The frequency of transports was highest from the time I arrived at the camp until approximately the middle of December. Each day (with no break for holidays), at least one transport arrived, consisting of 60 wagons, and frequently two or even three transports arrived. Later, from the beginning of January 1943, there was a break, since this was a period when the Germans were on vacation. From that time, during February and March, two transports came per week on average. The final transport came in May 1943.

It was mainly Jews from the General Government, some areas in the East, Germany, Bulgaria and Czechoslovakia that were transported to Treblinka; moreover, some Gypsies were brought for extermination in cars or less frequently in wagons.

In some transports, one also came across Poles among the Jews.

It also happened that local lowlifes brought those Jews who had managed to escape from transports to the camp for a reward of half a liter of vodka given to them by the Germans.

Some six weeks after my arrival, corpses started to be cremated.

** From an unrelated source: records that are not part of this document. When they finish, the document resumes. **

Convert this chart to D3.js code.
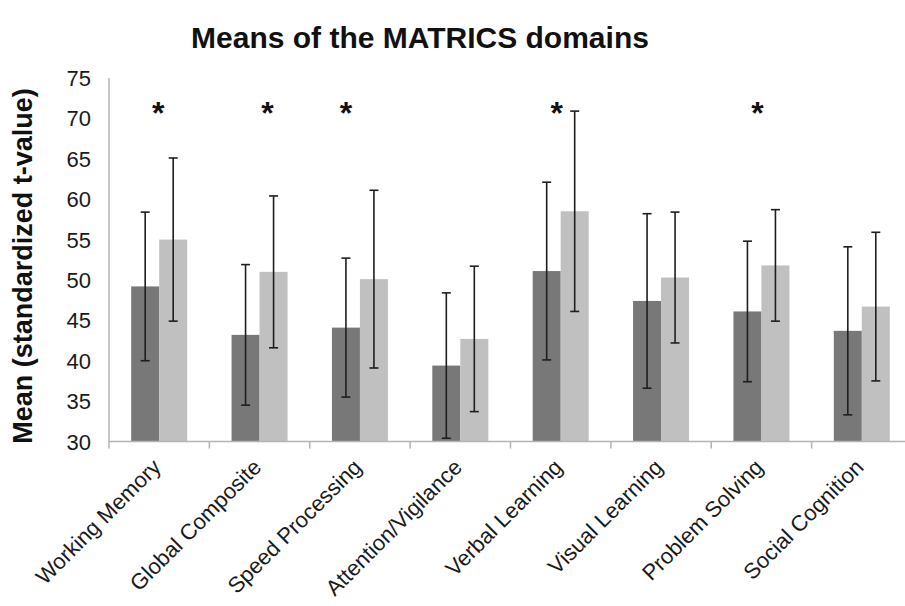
<!DOCTYPE html>
<html>
<head>
<meta charset="utf-8">
<script src="https://cdn.jsdelivr.net/npm/d3@7"></script>
<style>
  html, body { margin: 0; padding: 0; background: #fff; }
  svg { display: block; }
  text { font-family: Arial, "Liberation Sans", Helvetica, sans-serif; }
</style>
</head>
<body>
<svg id="chart" width="905" height="606"></svg>
<script>
// MATRICS domain means (standardized t-values) for two groups, with SD whiskers
const categories = ["Working Memory", "Global Composite", "Speed Processing", "Attention/Vigilance",
                    "Verbal Learning", "Visual Learning", "Problem Solving", "Social Cognition"];
const group1Means = [49.2, 43.2, 44.1, 39.4, 51.1, 47.4, 46.1, 43.7];
const group1SD    = [9.2, 8.7, 8.6, 9.0, 11.0, 10.8, 8.7, 10.4];
const group2Means = [55.0, 51.0, 50.1, 42.7, 58.5, 50.3, 51.8, 46.7];
const group2SD    = [10.1, 9.4, 11.0, 9.0, 12.4, 8.1, 6.9, 9.2];
const significant = ["Working Memory", "Global Composite", "Speed Processing", "Verbal Learning", "Problem Solving"];
const yTicks = [30, 35, 40, 45, 50, 55, 60, 65, 70, 75];
const titleText = "Means of the MATRICS domains";
const yTitle = "Mean (standardized t-value)";

const svg = d3.select("#chart");
const plot = { left: 109, right: 912, top: 78, bottom: 441.5 };

const x = d3.scaleBand().domain(categories).range([plot.left, plot.right]).paddingInner(0).paddingOuter(0);
const y = d3.scaleLinear().domain([30, 75]).range([plot.bottom, plot.top]);
const sub = d3.scaleBand().domain([0, 1]).range([-28, 28]);

const series = [
  { means: group1Means, sd: group1SD, fill: "#787878" },
  { means: group2Means, sd: group2SD, fill: "#c0c0c0" }
];

// Bars
series.forEach((s, si) => {
  svg.append("g").selectAll("rect")
    .data(categories)
    .join("rect")
    .attr("x", (c) => x(c) + x.bandwidth() / 2 + sub(si))
    .attr("y", (c, i) => y(s.means[i]))
    .attr("width", sub.bandwidth())
    .attr("height", (c, i) => y(30) - y(s.means[i]))
    .attr("fill", s.fill);
});

// Error bars
series.forEach((s, si) => {
  const g = svg.append("g").attr("stroke", "#1e1e1e").attr("stroke-width", 1.6);
  categories.forEach((c, i) => {
    const cx = x(c) + x.bandwidth() / 2 + sub(si) + sub.bandwidth() / 2;
    const hi = y(s.means[i] + s.sd[i]), lo = y(s.means[i] - s.sd[i]);
    g.append("line").attr("x1", cx).attr("x2", cx).attr("y1", hi).attr("y2", lo);
    g.append("line").attr("x1", cx - 4.5).attr("x2", cx + 4.5).attr("y1", hi).attr("y2", hi);
    g.append("line").attr("x1", cx - 4.5).attr("x2", cx + 4.5).attr("y1", lo).attr("y2", lo);
  });
});

// Axes
const axisColor = "#b4b4b4";
svg.append("line").attr("x1", plot.left).attr("x2", 905).attr("y1", plot.bottom).attr("y2", plot.bottom)
  .attr("stroke", axisColor).attr("stroke-width", 1.5);
svg.append("line").attr("x1", plot.left).attr("x2", plot.left).attr("y1", plot.top).attr("y2", plot.bottom + 7)
  .attr("stroke", axisColor).attr("stroke-width", 1.5);
svg.append("g").selectAll("line")
  .data(categories.slice(1))
  .join("line")
  .attr("x1", (c) => x(c)).attr("x2", (c) => x(c))
  .attr("y1", plot.bottom).attr("y2", plot.bottom + 7)
  .attr("stroke", axisColor).attr("stroke-width", 1.5);

// Y tick labels
svg.append("g").selectAll("text")
  .data(yTicks)
  .join("text")
  .attr("x", 91)
  .attr("y", (d) => y(d) + 8)
  .attr("text-anchor", "end")
  .attr("font-size", 22)
  .attr("fill", "#1a1a1a")
  .text((d) => d);

// X category labels, rotated
svg.append("g").selectAll("text")
  .data(categories)
  .join("text")
  .attr("text-anchor", "end")
  .attr("font-size", 22)
  .attr("fill", "#1a1a1a")
  .attr("transform", (c) => `translate(${x(c) + x.bandwidth() / 2 + 3},${plot.bottom + 27}) rotate(-45)`)
  .text((c) => c);

// Significance markers
const starShift = { "Working Memory": -1, "Global Composite": 8, "Speed Processing": -14,
                    "Verbal Learning": -4, "Problem Solving": -4 };
svg.append("g").selectAll("text")
  .data(significant)
  .join("text")
  .attr("x", (c) => x(c) + x.bandwidth() / 2 + starShift[c])
  .attr("y", y(71.5) + 18)
  .attr("text-anchor", "middle")
  .attr("font-size", 32)
  .attr("font-weight", "bold")
  .attr("fill", "#111")
  .text("*");

// Title
svg.append("text")
  .attr("x", 420).attr("y", 48)
  .attr("text-anchor", "middle")
  .attr("font-size", 30)
  .attr("font-weight", "bold")
  .attr("fill", "#111")
  .text(titleText);

// Y axis title
svg.append("text")
  .attr("transform", "translate(32,266) rotate(-90)")
  .attr("text-anchor", "middle")
  .attr("font-size", 27)
  .attr("font-weight", "bold")
  .attr("fill", "#111")
  .text(yTitle);
</script>
</body>
</html>
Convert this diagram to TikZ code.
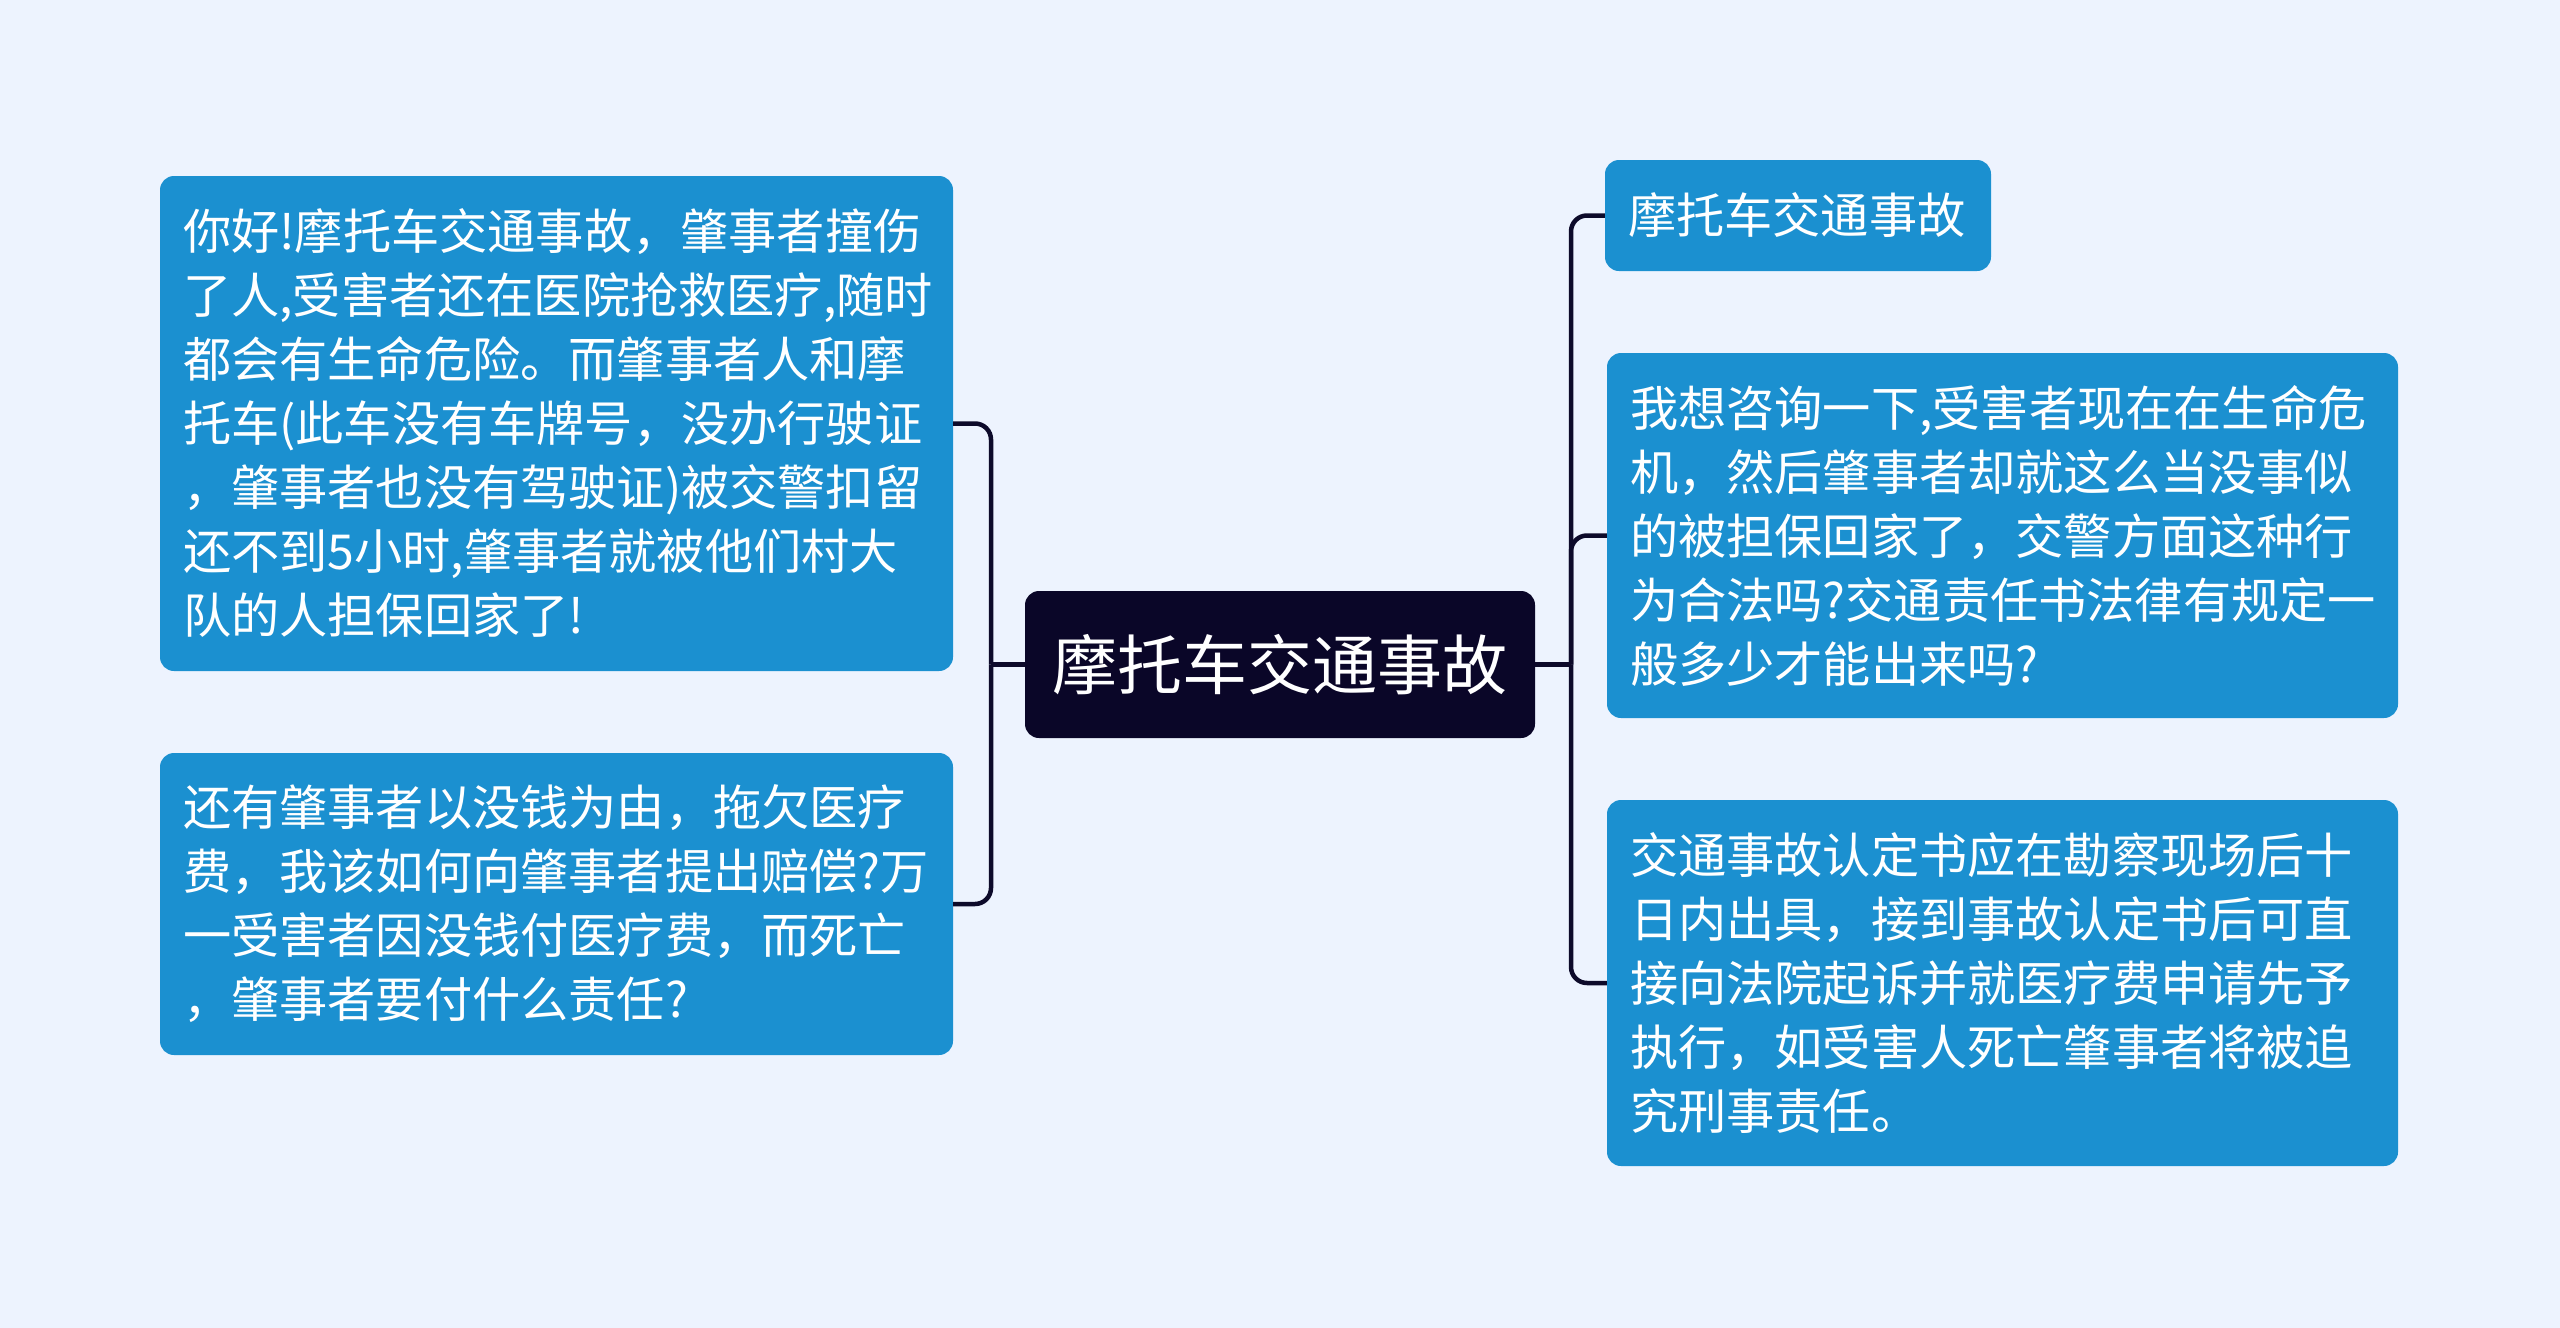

At first, it was done in a pit, and later on iron grates in specially constructed cremation pits.

I do not know if the ashes were scattered in the pits. But I know very well that they were mixed with cinder and scattered around on the roads both inside the camp and those connecting the extermination camp with the labor camp, located approximately one and a half kilometers away.

During my stay in the camp, there were several inspections conducted by SS generals, who were shown the whole camp and the manner in which people were exterminated. I eventually escaped from the camp on 2 August 1943, when an uprising broke out, which we had started organizing long before. During the uprising, we set fire to the buildings of the Treblinka camp, and as far as I know, they were burnt down.

The witness interview report was read out to the witness and he confirmed it by signing it on each page.